頑張ろう! と思ってもなかなか続かないので、あまり難しく考えず、自分が興味あることや取り組んでいることを書くだけでもいいと思います。
あと、私は、自分が調べて知った知識や、「これは誰かの役に立つかもしれない」と思ったことを書いてきました。
例えば、メルカリ時代には『mercan』というオウンドメディアに、広報チームの日々の仕事や体制、イベント・カンファレンスの運営ノウハウなどを書きました。
それらは、自分がやってきた仕事の記録でもあり、同じような境遇にある他の人にとっては参考になると思ったから書き切ることができたんだと思います。

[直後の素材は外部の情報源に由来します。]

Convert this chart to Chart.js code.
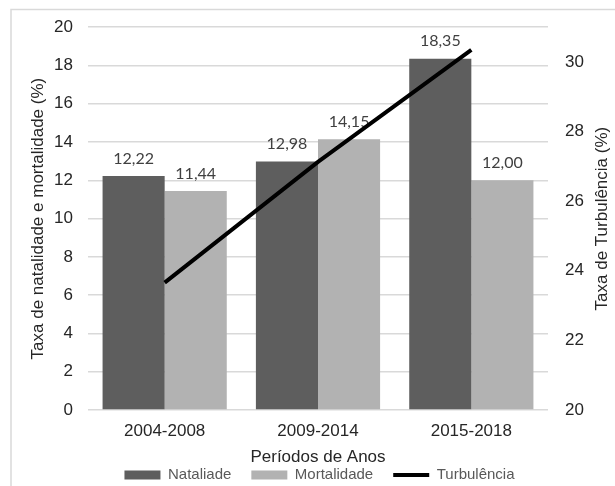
<!DOCTYPE html>
<html>
<head>
<meta charset="utf-8">
<script src="https://cdn.jsdelivr.net/npm/chart.js@4.4.1/dist/chart.umd.min.js"></script>
<style>
  html, body { margin: 0; padding: 0; background: #fff; overflow: hidden; }
  canvas { display: block; }
</style>
</head>
<body>
<canvas id="grafico" width="615" height="486"></canvas>
<script>
// dados
const periodos = ['2004-2008', '2009-2014', '2015-2018'];
const natalidade = [12.22, 12.98, 18.35];
const mortalidade = [11.44, 14.15, 12.00];
const turbulencia = [23.66, 27.13, 30.35];
const ticksEsquerda = { min: 0, max: 20, step: 2 };
const ticksDireita = { min: 20, max: 31, step: 2 };

const fonteEixo = { family: '"Liberation Sans", Arial, sans-serif', size: 17 };
const corTexto = '#262626';

// rótulos de dados em cima das barras (antes da linha ser desenhada)
const rotulosBarras = {
    id: 'rotulosBarras',
    afterDatasetDraw(chart, args) {
        const meta = args.meta;
        if (meta.type !== 'bar') return;
        const ctx = chart.ctx;
        const valores = chart.data.datasets[args.index].data;
        ctx.save();
        ctx.font = '16px Lato, "Open Sans", sans-serif';
        ctx.fillStyle = '#404040';
        ctx.textAlign = 'center';
        ctx.textBaseline = 'middle';
        meta.data.forEach((barra, i) => {
            ctx.fillText(valores[i].toFixed(2).replace('.', ','), barra.x, barra.y - 17.5);
        });
        ctx.restore();
    }
};

// moldura cinza e título do eixo direito (lido de baixo para cima)
const moldura = {
    id: 'moldura',
    beforeDraw(chart) {
        const ctx = chart.ctx;
        ctx.save();
        ctx.strokeStyle = '#d9d9d9';
        ctx.lineWidth = 1.5;
        ctx.beginPath();
        ctx.moveTo(11, 486);
        ctx.lineTo(11, 9.5);
        ctx.lineTo(615, 9.5);
        ctx.stroke();
        ctx.restore();
    },
    afterDraw(chart) {
        const ctx = chart.ctx;
        const area = chart.chartArea;
        ctx.save();
        ctx.translate(602, (area.top + area.bottom) / 2);
        ctx.rotate(-Math.PI / 2);
        ctx.font = '17px "Liberation Sans", Arial, sans-serif';
        ctx.fillStyle = corTexto;
        ctx.textAlign = 'center';
        ctx.textBaseline = 'middle';
        ctx.fillText('Taxa de Turbulência (%)', 0, 0);
        ctx.restore();
    }
};

new Chart(document.getElementById('grafico'), {
    data: {
        labels: periodos,
        datasets: [{
            type: 'bar',
            label: 'Nataliade',
            data: natalidade,
            backgroundColor: '#5e5e5e',
            borderWidth: 0,
            yAxisID: 'y',
            order: 1
        }, {
            type: 'bar',
            label: 'Mortalidade',
            data: mortalidade,
            backgroundColor: '#b2b2b2',
            borderWidth: 0,
            yAxisID: 'y',
            order: 1
        }, {
            type: 'line',
            label: 'Turbulência',
            data: turbulencia,
            borderColor: '#000000',
            backgroundColor: '#000000',
            borderWidth: 4,
            pointRadius: 0,
            tension: 0,
            fill: false,
            yAxisID: 'y1',
            order: 0
        }]
    },
    options: {
        responsive: false,
        animation: false,
        categoryPercentage: 0.81,
        barPercentage: 1,
        layout: { padding: { left: 24, right: 0, top: 24, bottom: 0 } },
        scales: {
            x: {
                grid: { display: false, drawTicks: false },
                border: { display: false },
                ticks: { font: fonteEixo, color: corTexto, padding: 11 },
                title: {
                    display: true,
                    text: 'Períodos de Anos',
                    font: fonteEixo,
                    color: corTexto,
                    padding: { top: 0, bottom: -20 }
                },
                afterFit(s) { s.height = 37.5; }
            },
            y: {
                position: 'left',
                min: ticksEsquerda.min,
                max: ticksEsquerda.max,
                grid: { color: '#d9d9d9', lineWidth: 1.5, drawTicks: false },
                border: { display: false },
                ticks: { stepSize: ticksEsquerda.step, font: fonteEixo, color: corTexto, padding: 15 },
                title: {
                    display: true,
                    text: 'Taxa de natalidade e mortalidade (%)',
                    font: fonteEixo,
                    color: corTexto,
                    padding: { top: 4, bottom: 0 }
                },
                afterFit(s) { s.width = 64; }
            },
            y1: {
                position: 'right',
                min: ticksDireita.min,
                max: ticksDireita.max,
                grid: { display: false, drawTicks: false },
                border: { display: false },
                ticks: { stepSize: ticksDireita.step, includeBounds: false, font: fonteEixo, color: corTexto, padding: 17 },
                afterFit(s) { s.width = 67; }
            }
        },
        plugins: {
            legend: {
                position: 'bottom',
                maxHeight: 38.5,
                labels: {
                    usePointStyle: true,
                    pointStyleWidth: 36,
                    boxHeight: 9,
                    padding: 20,
                    color: '#595959',
                    font: { family: '"Liberation Sans", Arial, sans-serif', size: 15 },
                    sort: (a, b) => a.datasetIndex - b.datasetIndex,
                    generateLabels(chart) {
                        const itens = Chart.defaults.plugins.legend.labels.generateLabels(chart);
                        itens.forEach(item => {
                            item.pointStyle = item.datasetIndex === 2 ? 'line' : 'rect';
                        });
                        return itens;
                    }
                }
            },
            tooltip: { enabled: false }
        }
    },
    plugins: [rotulosBarras, moldura]
});
</script>
</body>
</html>
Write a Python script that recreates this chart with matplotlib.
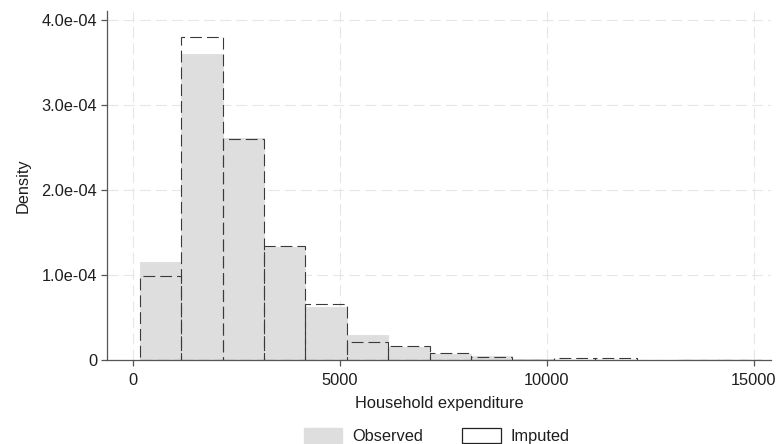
import numpy as np
import matplotlib
matplotlib.use("Agg")
import matplotlib.pyplot as plt
from matplotlib.patches import Patch
from matplotlib.ticker import FuncFormatter

# -----------------------------
# Histogram data (density per bin)
# -----------------------------
bin_start = 172
bin_width = 1000
observed_density = [1.16e-4, 3.61e-4, 2.62e-4, 1.33e-4, 0.63e-4, 0.30e-4,
                    0.16e-4, 0.07e-4, 0.045e-4, 0.01e-4]
imputed_density = [0.99e-4, 3.81e-4, 2.60e-4, 1.35e-4, 0.665e-4, 0.21e-4,
                   0.172e-4, 0.082e-4, 0.035e-4, 0.008e-4, 0.024e-4, 0.022e-4,
                   0.0, 0.006e-4, 0.006e-4]
x_ticks = [0, 5000, 10000, 15000]
y_ticks = [0, 1e-4, 2e-4, 3e-4, 4e-4]

plt.rcParams['font.family'] = ['Liberation Sans', 'DejaVu Sans']
plt.rcParams['lines.scale_dashes'] = False

text_col = '#1e1e1e'
axis_col = '#555555'

fig = plt.figure(figsize=(7.77, 4.44), dpi=100)
ax = fig.add_axes([0.1377, 0.1885, 0.8543, 0.7865])

obs_left = bin_start + bin_width * np.arange(len(observed_density))
imp_left = bin_start + bin_width * np.arange(len(imputed_density))
imp_h = np.array(imputed_density)
keep = imp_h > 0  # empty bins get no outline

# observed: solid light gray bars
ax.bar(obs_left, observed_density, width=bin_width, align='edge',
       color='#dedede', edgecolor='#dedede', linewidth=0.6, zorder=2)
# imputed: dashed outlines only
ax.bar(imp_left[keep], imp_h[keep], width=bin_width, align='edge',
       fill=False, edgecolor='#3a3a3a', linewidth=0.8,
       linestyle=(0, (8.5, 3.6)), zorder=3)

ax.set_xlim(-620, 15410)
ax.set_ylim(0, 4.11e-4)
ax.set_xticks(x_ticks)
ax.set_yticks(y_ticks)
ax.yaxis.set_major_formatter(FuncFormatter(lambda v, p: '0' if v == 0 else f'{v:.1e}'))

ax.grid(True, color='#e6e6e6', linewidth=0.8, linestyle=(0, (8, 3.6)))
ax.set_axisbelow(True)

for s in ['top', 'right']:
    ax.spines[s].set_visible(False)
for s in ['left', 'bottom']:
    ax.spines[s].set_color(axis_col)
    ax.spines[s].set_linewidth(0.9)

ax.tick_params(axis='both', direction='out', length=4, width=0.9, color=axis_col,
               labelsize=11.8, labelcolor=text_col)
ax.tick_params(axis='x', pad=5)
ax.tick_params(axis='y', pad=3)

ax.set_xlabel('Household expenditure', fontsize=11.8, color=text_col, labelpad=6)
ax.set_ylabel('Density', fontsize=11.8, color=text_col, labelpad=8)

handles = [Patch(facecolor='#dedede', edgecolor='#dedede'),
           Patch(facecolor='none', edgecolor='#222222', linewidth=0.9)]
fig.legend(handles, ['Observed', 'Imputed'], loc='center', bbox_to_anchor=(0.562, 0.018),
           ncol=2, frameon=False, fontsize=11.8, handlelength=2.35, handleheight=1.05,
           handletextpad=0.6, columnspacing=2.4, labelcolor=text_col)

plt.savefig('out.png', dpi=100)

偽ったり、無理して発信したりするのでは意味がありません。本当に自分が興味あることや取り組んでいることを書くことが大事。
それが結果的に履歴書代わりになって、今の仕事につながっているように思います。
年収を理由に仕事の選択肢が減るのは本末転倒では?
――ちなみに、年収を手放すことにも不安はなかったのでしょうか?
まったく不安がないということはありませんが、困ったときは仕事を選ばなければどうにかなるかな、と楽観的に考えていました。

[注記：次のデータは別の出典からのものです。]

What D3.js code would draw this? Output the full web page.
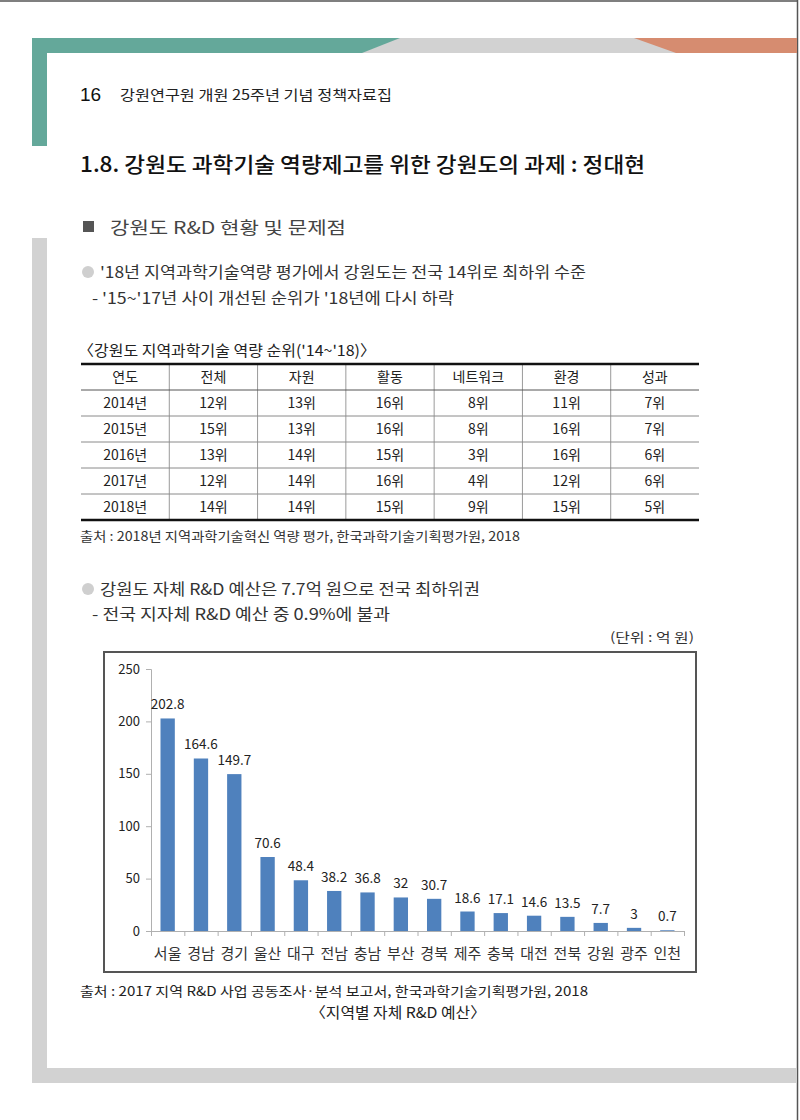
<!DOCTYPE html>
<html><head><meta charset="utf-8">
<script src="https://cdn.jsdelivr.net/npm/d3@7"></script>
<style>body{margin:0;background:#fff}svg{display:block}</style>
</head><body>
<svg id="page" width="800" height="1120"></svg>
<script>
// ---- data ----
const tableCaption = "〈강원도 지역과학기술 역량 순위('14~'18)〉";
const tableHeaders = ["연도","전체","자원","활동","네트워크","환경","성과"];
const tableYears = ["2014년","2015년","2016년","2017년","2018년"];
const rankTotal   = [12,15,13,12,14];
const rankResource= [13,13,14,14,14];
const rankActivity= [16,16,15,16,15];
const rankNetwork = [8,8,3,4,9];
const rankEnv     = [11,16,16,12,15];
const rankResult  = [7,7,6,6,5];

const regions = ["서울","경남","경기","울산","대구","전남","충남","부산","경북","제주","충북","대전","전북","강원","광주","인천"];
const budget  = [202.8,164.6,149.7,70.6,48.4,38.2,36.8,32,30.7,18.6,17.1,14.6,13.5,7.7,3,0.7];
const yTicks  = [0,50,100,150,200,250];

const KR = "'Noto Sans CJK KR','Noto Sans',sans-serif";
const svg = d3.select("#page");

// ---- page frame ----
svg.append("line").attr("x1",0).attr("x2",798).attr("y1",1).attr("y2",1).attr("stroke","#555").attr("stroke-width",1.5);
svg.append("line").attr("x1",797.5).attr("x2",797.5).attr("y1",0).attr("y2",1120).attr("stroke","#555").attr("stroke-width",1.5);
svg.append("rect").attr("x",32).attr("y",38).attr("width",765).attr("height",15).attr("fill","#d2d2d2");
svg.append("path").attr("d","M32,38 L400,38 L362,53 L32,53 Z").attr("fill","#64a89a");
svg.append("path").attr("d","M634,38 L797,38 L797,53 L676,53 Z").attr("fill","#d68c70");
svg.append("rect").attr("x",32).attr("y",38).attr("width",15).attr("height",108).attr("fill","#64a89a");
svg.append("rect").attr("x",32).attr("y",238).attr("width",15).attr("height",845).attr("fill","#d2d2d2");
svg.append("rect").attr("x",32).attr("y",1068).attr("width",765).attr("height",15).attr("fill","#d2d2d2");

function txt(x,y,s,size,opts={}){
  const t = svg.append("text").attr("x",x).attr("y",y).text(s)
    .attr("font-family",opts.family||KR).attr("font-size",size)
    .attr("fill",opts.fill||"#222").attr("text-anchor",opts.anchor||"start")
    .attr("font-weight",opts.weight||"normal");
  if(opts.len) t.attr("textLength",opts.len).attr("lengthAdjust","spacingAndGlyphs");
  return t;
}

// header
txt(80,101,"16",19,{family:"'Liberation Sans',Arial,sans-serif",fill:"#111"});
txt(120,100,"강원연구원 개원 25주년 기념 정책자료집",14,{fill:"#222",len:272});
txt(80,172,"1.8. 강원도 과학기술 역량제고를 위한 강원도의 과제 : 정대현",21,{fill:"#111",weight:500,len:565});

// section heading
svg.append("rect").attr("x",83).attr("y",221).attr("width",11).attr("height",11).attr("fill","#555");
txt(110,234,"강원도 R&D 현황 및 문제점",17,{fill:"#444",len:236});

// bullet 1
svg.append("circle").attr("cx",88).attr("cy",272).attr("r",6).attr("fill","#cfcfcf");
txt(100,278,"'18년 지역과학기술역량 평가에서 강원도는 전국 14위로 최하위 수준",15.5,{fill:"#333",len:486});
txt(92,304,"- '15~'17년 사이 개선된 순위가 '18년에 다시 하락",15.5,{fill:"#333",len:362});

// ---- table ----
txt(78,356,tableCaption,15,{fill:"#222",len:298});
const tx = d3.scaleBand().domain(tableHeaders).range([81,699]);
const rowsData = tableYears.map((y,i)=>[y,rankTotal[i]+"위",rankResource[i]+"위",rankActivity[i]+"위",rankNetwork[i]+"위",rankEnv[i]+"위",rankResult[i]+"위"]);
const ty = d3.scaleBand().domain(["head",...tableYears]).range([364,520]);
tableHeaders.slice(1).forEach(h=>{
  svg.append("line").attr("x1",tx(h)).attr("x2",tx(h)).attr("y1",364).attr("y2",520).attr("stroke","#9a9a9a").attr("stroke-width",1);
});
tableYears.forEach(y=>{
  svg.append("line").attr("x1",81).attr("x2",699).attr("y1",ty(y)).attr("y2",ty(y)).attr("stroke", y===tableYears[0]?"#555":"#8a8a8a").attr("stroke-width",1);
});
svg.append("line").attr("x1",81).attr("x2",699).attr("y1",364).attr("y2",364).attr("stroke","#111").attr("stroke-width",2.5);
svg.append("line").attr("x1",81).attr("x2",699).attr("y1",520).attr("y2",520).attr("stroke","#111").attr("stroke-width",2.5);
tableHeaders.forEach(h=>{
  txt(tx(h)+tx.bandwidth()/2, ty("head")+ty.bandwidth()/2+5, h, 14,{anchor:"middle",fill:"#222"});
});
rowsData.forEach((row,i)=>{
  row.forEach((c,j)=>{
    txt(tx(tableHeaders[j])+tx.bandwidth()/2, ty(tableYears[i])+ty.bandwidth()/2+5, c, 14,{anchor:"middle",fill:"#222"});
  });
});
txt(80,541,"출처 : 2018년 지역과학기술혁신 역량 평가, 한국과학기술기획평가원, 2018",13,{fill:"#333",len:440});

// bullet 2
svg.append("circle").attr("cx",88).attr("cy",589).attr("r",6).attr("fill","#cfcfcf");
txt(100,595,"강원도 자체 R&D 예산은 7.7억 원으로 전국 최하위권",15.5,{fill:"#333",len:380});
txt(92,620,"- 전국 지자체 R&D 예산 중 0.9%에 불과",15.5,{fill:"#333",len:298});
txt(694,642,"(단위 : 억 원)",13,{anchor:"end",fill:"#333",len:84});

// ---- chart ----
svg.append("rect").attr("x",104).attr("y",652).attr("width",592).attr("height",320)
  .attr("fill","#fff").attr("stroke","#555").attr("stroke-width",2);

const x = d3.scaleBand().domain(regions).range([151,684]).paddingInner(0.57).paddingOuter(0.285);
const y = d3.scaleLinear().domain([0,250]).range([931,669]);

const yAxis = svg.append("g").attr("transform","translate(151,0)")
  .call(d3.axisLeft(y).tickValues(yTicks).tickSize(5).tickPadding(6).tickFormat(d3.format("d")));
yAxis.select(".domain").attr("stroke","#b0b0b0");
yAxis.selectAll(".tick line").attr("stroke","#b0b0b0");
yAxis.selectAll(".tick text").attr("font-family",KR).attr("font-size",13).attr("fill","#222");

const xi = d3.scaleLinear().domain([0,regions.length]).range([151,684]);
const xAxis = svg.append("g").attr("transform","translate(0,931)")
  .call(d3.axisBottom(xi).tickValues(d3.range(regions.length+1)).tickSize(5).tickFormat(""));
xAxis.select(".domain").attr("stroke","#b0b0b0");
xAxis.selectAll(".tick line").attr("stroke","#b0b0b0");

svg.append("g").selectAll("rect").data(budget).join("rect")
  .attr("x",(d,i)=>x(regions[i])).attr("width",x.bandwidth())
  .attr("y",d=>y(d)).attr("height",d=>931-y(d)).attr("fill","#4f81bd");

svg.append("g").selectAll("text").data(budget).join("text")
  .attr("x",(d,i)=>x(regions[i])+x.bandwidth()/2).attr("y",d=>y(d)-9)
  .attr("text-anchor","middle").attr("font-family",KR).attr("font-size",13.5).attr("fill","#222")
  .text(d=>d);

svg.append("g").selectAll("text").data(regions).join("text")
  .attr("x",d=>x(d)+x.bandwidth()/2).attr("y",959)
  .attr("text-anchor","middle").attr("font-family",KR).attr("font-size",15).attr("fill","#333")
  .text(d=>d);

txt(80,996,"출처 : 2017 지역 R&D 사업 공동조사·분석 보고서, 한국과학기술기획평가원, 2018",13,{fill:"#222",len:508});
txt(398,1018,"〈지역별 자체 R&D 예산〉",15,{anchor:"middle",fill:"#222",len:176});
</script>
</body></html>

それまでも、収入面の良し悪しは自分にとっては仕事選びの基準ではなかったので、あまり幸福度に影響はないと考えていました。
それと……仕事選びの幅を年収によって狭めるのは、本末転倒になることもあると思うんです。
――「本末転倒」というと?
私は「お金は自由を得るために使うもの」だと思っています。好きな場所に住みたいとか、家族にこんな機会を提供したいとか、お金があることで多くの選択肢から自由に選べることは多くあります。

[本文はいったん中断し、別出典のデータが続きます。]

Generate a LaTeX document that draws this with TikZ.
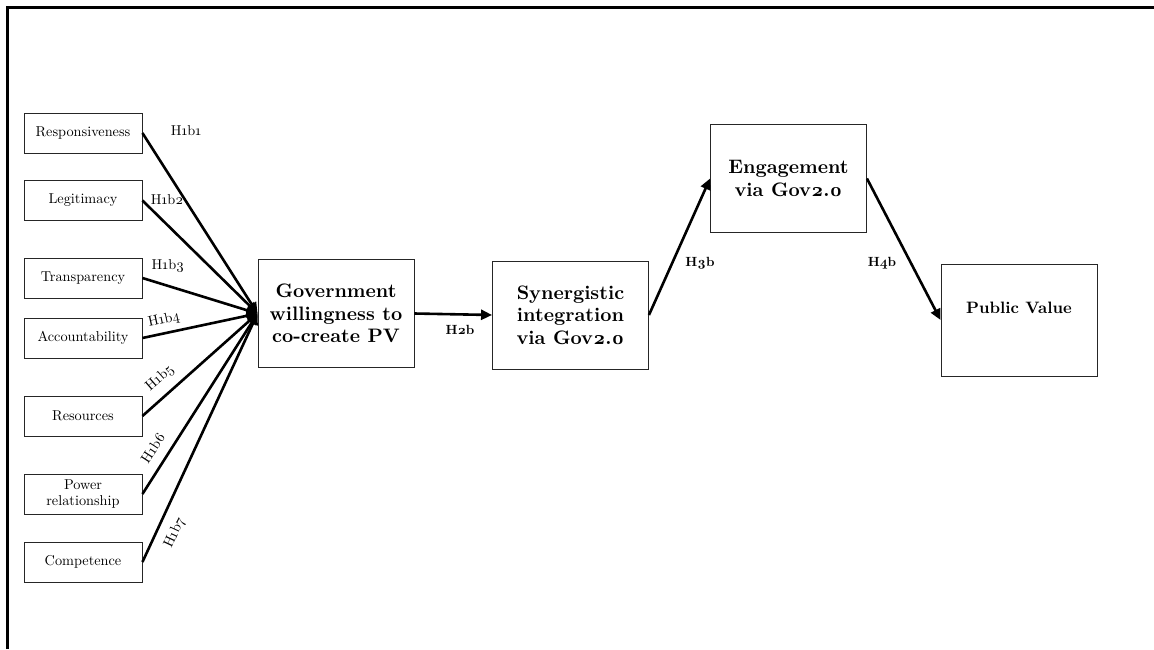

一方で、好きな仕事ややりたいことがあっても、「現職よりも年収が下がるから」という理由でチャレンジできないケースも世の中にはありますよね。
もちろん生活の維持に必要な年収は人によって違いますが、本来お金は「自由を得る」ために使えるものなのに、「年収が高いから次の仕事を自由に選べない」という状態は、逆に選択肢を減らしてしまっているかもしれない。
それが「本末転倒になることもある」という意味です。
私自身は、自分が楽しくやりがいがありチームや会社にも貢献できる、という状態で働いていれば、評価や報酬は後からついてくるものだと思っているので、退職や転職の決断の際の第一条件には考えないようにしています。
――現在は、副業も続けつつ、企業に属して仕事をされていますよね。
そうですね。先ほど「退職しても幸福度は下がらない」と言いましたが、グラフをよく見ていただくと、フリーランスになったことで実はちょっと幸福度が下がっています。
理由は明らかに一つあって、「チームで働く」という要素が欠けていたからなんです。
外部の人としてただプレスリリースを書くなどの作業をするより、中に入って、一緒に喜びを分かち合うところまでやりたい。私、会社の忘年会とか大好きなタイプなんです(笑)
あと、フリーランスだと、「この案件の金額だと、ここまで作業を請け負ったら割に合わないな」とか考える必要があるのも苦手で……。
やっぱり、お金のことはあまり気にせず、自分がやりたくて周りにも必要とされることを精一杯やっていると、立場や報酬は後からついてくる、というのが私にとってのベストバランスなんだと思います。